For several years, Scott lived and worked in a series of lower Manhattan apartments with a husband and, eventually, four children. To be able to pursue her art she used to take on jobs that even now are non-traditional for women, such as plumbing, eventually trekking to a Bronx shipyard for affordable studio space as her work got larger in size.

A break came in the late 1960s from the legendary art dealer Ivan Karp, who gave innumerable artists of all stripe their starts; Scott was included in the inaugural show at his O.K. Harris Gallery (1969).  By the time his active days were waning, Scott had a fledgling art career, eventually establishing a long-term affiliation with Kathryn Markel, known also for her commitment to artists and her gallery’s longevity.  Scott speaks fondly about supportive, artistically engaging relationships with both, as such artist-dealer relationships are dwindling in the current mega-market driven contemporary art milieu.

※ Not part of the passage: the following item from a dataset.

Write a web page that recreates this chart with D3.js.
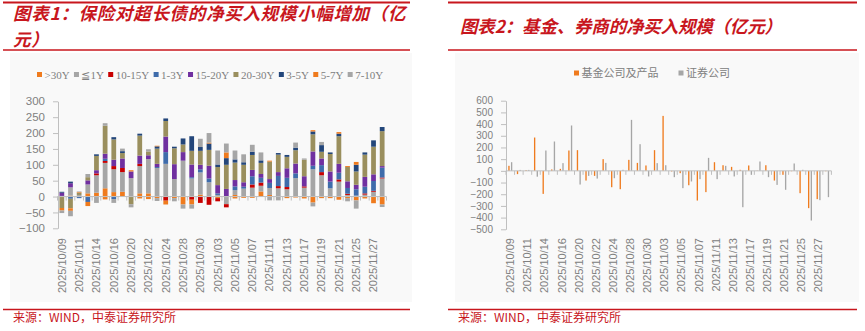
<!DOCTYPE html>
<html>
<head>
<meta charset="utf-8">
<script src="https://cdn.jsdelivr.net/npm/d3@7"></script>
<style>
  body { margin: 0; background: #fff; }
  svg { display: block; }
</style>
</head>
<body>
<svg id="c" width="865" height="331"></svg>
<script>
// ---- data ----
const dates = [
  "2025/10/09","2025/10/10","2025/10/11","2025/10/13","2025/10/14","2025/10/15","2025/10/16","2025/10/17",
  "2025/10/20","2025/10/21","2025/10/22","2025/10/23","2025/10/24","2025/10/27","2025/10/28","2025/10/29",
  "2025/10/30","2025/10/31","2025/11/03","2025/11/04","2025/11/05","2025/11/06","2025/11/07","2025/11/10",
  "2025/11/11","2025/11/12","2025/11/13","2025/11/14","2025/11/17","2025/11/18","2025/11/19","2025/11/20",
  "2025/11/21","2025/11/24","2025/11/25","2025/11/26","2025/11/27","2025/11/28"
];

// Insurance net purchases by maturity bucket (亿元)
const termKeys = [">30Y", "≦1Y", "10-15Y", "1-3Y", "15-20Y", "20-30Y", "3-5Y", "5-7Y", "7-10Y"];
const over30Y = [0,3,0,10,12,26,14,15,0,10,10,-5,0,-5,-25,0,6,0,-5,0,5,0,-4,16,5,0,-5,-3,-6,-19,-5,-5,-10,-5,-12,-6,-21,-25];
const upTo1Y  = [2,26,5,28,55,80,72,62,58,86,108,90,103,55,113,57,70,45,5,-24,15,25,28,18,22,26,23,58,28,86,67,26,47,5,3,6,15,57];
const y10to15 = [0,0,0,0,6,6,10,13,0,7,0,0,-13,0,0,-10,-20,-26,-10,-10,0,0,10,10,0,7,7,0,4,0,10,0,7,4,0,4,3,3];
const y1to3   = [0,-7,-5,-17,0,7,-8,0,0,0,0,3,37,0,0,4,10,12,5,0,12,6,26,15,16,32,29,15,0,11,22,21,21,18,20,21,31,31];
const y15to20 = [10,13,0,13,10,16,20,30,21,26,12,10,49,47,27,40,14,40,26,24,20,14,20,12,12,12,30,31,32,45,21,32,28,21,14,31,21,5];
const y20to30 = [-36,-30,7,10,45,88,64,17,-24,63,12,48,49,50,24,43,44,50,57,76,55,55,47,35,55,55,36,42,52,54,21,55,87,45,42,70,87,110];
const y3to5   = [3,5,0,0,5,0,7,6,0,6,0,7,8,5,19,46,12,20,8,21,10,8,10,8,0,5,6,8,0,9,21,5,8,0,21,7,20,13];
const y5to7   = [-8,-8,2,-13,0,-9,0,0,4,-6,-8,2,-12,0,0,-15,0,3,0,18,-6,-4,0,0,3,0,0,0,0,4,0,0,5,3,9,0,0,0];
const y7to10  = [-8,-17,2,10,-20,8,-12,8,-10,0,7,-9,0,-10,-13,-13,26,30,44,28,28,25,22,25,-12,-12,0,16,4,-12,10,0,0,-10,-26,0,0,-8];
const termSeries = [over30Y, upTo1Y, y10to15, y1to3, y15to20, y20to30, y3to5, y5to7, y7to10];
const termColors = ["#EF7B1E","#A6A6A6","#C80000","#3F6CAB","#7030A0","#9A8F5E","#23467A","#EF7B1E","#A6A6A6"];
const termTicks = [-100, -50, 0, 50, 100, 150, 200, 250, 300];

// Fund companies & products vs. securities firms (亿元)
const flowKeys = ["基金公司及产品", "证券公司"];
const fundFlow   = [43,-28,6,285,-197,12,17,174,177,-83,-43,100,-140,-157,94,68,46,177,470,-5,-20,-123,-254,-182,74,48,34,9,46,2,48,-83,-34,-3,-191,-319,-242,-3];
const brokerFlow = [74,8,8,-50,174,251,66,388,-117,-43,-66,68,-63,9,436,228,-48,66,48,-54,-148,-91,-71,111,-71,43,-48,-311,-34,80,-54,-120,-162,63,9,-425,-251,-225];
const flowColors = ["#EF7B1E", "#A6A6A6"];
const flowTicks = [-500,-400,-300,-200,-100,0,100,200,300,400,500,600];

// ---- shared styles ----
const RED = "#C8161D";
const AXIS = "#BFBFBF";
const TXT = "#808080";
const CJK = "'Noto Sans CJK SC', sans-serif";
const SANS = "'Liberation Sans', Arial, sans-serif";
const SERIF = "'Liberation Serif', 'Times New Roman', serif";

const svg = d3.select("#c");

// ---- frame: rules, titles, sources ----
function frame(x0, x1, title, srcX) {
  svg.append("rect").attr("x", x0 + 7).attr("y", 53).attr("width", x1 - x0 - 5).attr("height", 249).attr("fill", "#F9F9F9");
  svg.append("line").attr("x1", x0).attr("x2", x1).attr("y1", 2.5).attr("y2", 2.5).attr("stroke", RED).attr("stroke-width", 2);
  svg.append("line").attr("x1", x0).attr("x2", x1).attr("y1", 50).attr("y2", 50).attr("stroke", RED).attr("stroke-width", 1.5);
  svg.append("line").attr("x1", x0).attr("x2", x1).attr("y1", 309.5).attr("y2", 309.5).attr("stroke", RED).attr("stroke-width", 1.5);

  // title lines
  const gap = title.lineGap || 0;
  title.lines.forEach((line, i) => {
    const t = svg.append("text").attr("x", title.x).attr("y", title.y + i * gap)
      .attr("font-family", CJK).attr("font-size", 17.5).attr("font-weight", 700)
      .attr("font-style", "italic").attr("fill", RED)
      .attr("letter-spacing", title.spacing || 0).text(line);
    if (title.len) t.attr("textLength", title.len).attr("lengthAdjust", "spacing");
  });

  svg.append("text").attr("x", srcX).attr("y", 322)
    .attr("font-family", CJK).attr("font-size", 12).attr("fill", RED)
    .text("来源：WIND，中泰证券研究所");
}

frame(3, 410, {
  lines: ["图表1：保险对超长债的净买入规模小幅增加（亿", "元）"],
  x: 13, y: 20, lineGap: 25.5, spacing: 0.7
}, 13);
frame(448, 857, {
  lines: ["图表2：基金、券商的净买入规模（亿元）"],
  x: 460, y: 33, len: 322
}, 458);

// ---- helpers ----
function categoryAxis(g, x, yZero, labelY) {
  const [r0, r1] = x.range();
  g.append("line").attr("x1", r0).attr("x2", r1).attr("y1", yZero).attr("y2", yZero)
    .attr("stroke", AXIS).attr("stroke-width", 1);
  const half = x.step() * x.paddingInner() / 2;
  const bounds = dates.map(d => x(d) - half).concat([r1]);
  g.selectAll(".ctick").data(bounds).join("line")
    .attr("x1", d => d).attr("x2", d => d).attr("y1", yZero).attr("y2", yZero + 4)
    .attr("stroke", AXIS);
  g.selectAll(".clab").data(dates.filter((d, i) => i % 2 === 0)).join("text")
    .attr("transform", d => `translate(${x(d) + x.bandwidth() / 2},${labelY}) rotate(-90)`)
    .attr("text-anchor", "end").attr("dy", "0.35em")
    .attr("font-family", SANS).attr("font-size", 11).attr("fill", TXT)
    .text(d => d);
}

function valueAxis(g, y, xPos, ticks, size) {
  const ax = g.append("g").attr("transform", `translate(${xPos},0)`)
    .call(d3.axisLeft(y).tickValues(ticks).tickSize(5).tickSizeOuter(0).tickPadding(8));
  ax.select(".domain").attr("stroke", AXIS);
  ax.selectAll(".tick line").attr("stroke", AXIS);
  ax.selectAll(".tick text").attr("font-family", SANS).attr("font-size", size).attr("fill", TXT);
}

function legend(items, x0, yMid, font, size, gap) {
  let cx = x0;
  items.forEach(it => {
    svg.append("rect").attr("x", cx).attr("y", yMid - 2.5).attr("width", 5).attr("height", 5).attr("fill", it.color);
    const t = svg.append("text").attr("x", cx + 7.5).attr("y", yMid + 4)
      .attr("font-family", font).attr("font-size", size).attr("fill", TXT).text(it.name);
    cx += 7.5 + t.node().getComputedTextLength() + gap;
  });
}

// ---- chart 1: stacked columns by maturity ----
{
  const rows = dates.map((d, i) => {
    const r = { date: d };
    termKeys.forEach((k, j) => r[k] = termSeries[j][i]);
    return r;
  });
  const x = d3.scaleBand().domain(dates).range([57.5, 386.5]).paddingInner(0.45).paddingOuter(0.225);
  const y = d3.scaleLinear().domain([-100, 300]).range([228.3, 101.3]);
  const stacked = d3.stack().keys(termKeys).offset(d3.stackOffsetDiverging)(rows);

  const g = svg.append("g");
  g.selectAll(".layer").data(stacked).join("g")
    .attr("fill", (s, i) => termColors[i])
    .selectAll("rect").data(s => s).join("rect")
    .attr("x", d => x(d.data.date))
    .attr("width", x.bandwidth())
    .attr("y", d => y(Math.max(d[0], d[1])))
    .attr("height", d => Math.abs(y(d[0]) - y(d[1])));

  categoryAxis(g, x, y(0), 238);
  valueAxis(g, y, 58, termTicks, 11.5);
  legend(termKeys.map((k, i) => ({ name: k, color: termColors[i] })), 37, 74.5, SERIF, 11, 4.3);
}

// ---- chart 2: clustered columns, funds vs brokers ----
{
  const x = d3.scaleBand().domain(dates).range([506, 831.4]).paddingInner(0.5).paddingOuter(0.25);
  const y = d3.scaleLinear().domain([-500, 600]).range([229.3, 100.7]);
  const x1 = d3.scaleBand().domain(flowKeys).range([-2, 2]).paddingInner(0.5);
  const series = [fundFlow, brokerFlow];

  const g = svg.append("g");
  flowKeys.forEach((k, j) => {
    g.append("g").attr("fill", flowColors[j])
      .selectAll("rect").data(dates.map((d, i) => ({ date: d, v: series[j][i] }))).join("rect")
      .attr("x", d => x(d.date) + x.bandwidth() / 2 + x1(k))
      .attr("width", x1.bandwidth())
      .attr("y", d => y(Math.max(0, d.v)))
      .attr("height", d => Math.abs(y(d.v) - y(0)));
  });

  categoryAxis(g, x, y(0), 238);
  valueAxis(g, y, 506, flowTicks, 10);
  legend(flowKeys.map((k, i) => ({ name: k, color: flowColors[i] })), 574, 73, CJK, 11, 20);
}
</script>
</body>
</html>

Arden Scott, “Rugelda,” 2016. Powder-coated steel. (Courtesy: Private Collection, Orient, NY)

Still, by 1978, gentrification was underway—even the Bronx space was slated for condominiums. Through a friend, Scott secured new studio space in another shipyard—in Greenpoint on the Long Island Sound, at first commuting sporadically from home base in Manhattan. Conducive to the practice of her two passions, sculpture and sailing, long independent of each other on a conscious level, she relocated permanently within a few years to the then sleepy fishing village—now something of a hipster alternative to the ritzy Hamptons across the bay.  By the late 1980s, her non-objective linear forms were morphing into ship shapes suggestive of motion. In her favored medium, welded steel, they have affinities with Anthony Caro’s framing structures, often in similar rich monochromes that culminated for Scott with industrial baked pigment coatings.

Arden Scott, “Magenta Starboard Tack,” 2014, Powder-coated steel. Installation view at VSOP Projects, 2018. (Courtesy: VSOP Projects).

Others are more of more fragile natural materials incorporating involving intricate crafting techniques or appear so in textured bronze. Collectively, they conjure a range of sea-faring vessels across time, place and cultures, without being preconceived as representational; in turn, they spawned other curvilinear abstractions.

More recently she has been revisiting early modernist aesthetics, judging from a series of totemic, sentinel-like hand-painted works structures evoke works by Max Ernst, Joan Miro, and Alexander Calder.  

Arden Scott, “Acrobat,” 2018. Painted steel. (Photo: Noah Kalina. Courtesy: Arden Scott and VSOP Projects)

Beyond well-attested gender bias in the postwar art world, few women working exclusively in large-scale abstract sculpture have rivaled the attention that peer male artists enjoyed.  When I asked about her experience, Scott replied that she never really stopped to think about—notably, neither did Ivan Karp.  She did recall supportive camaraderie with Mark DiSuvero and George Trakas, among others of a loose downtown cohort that showed generosity with each other in terms of opportunities for sculpture—a tough career endeavor in any case.  At present, with most seasonal outdoor venues already canceled, Scott simply forges ahead as always with her self-generating work, wherever it leads.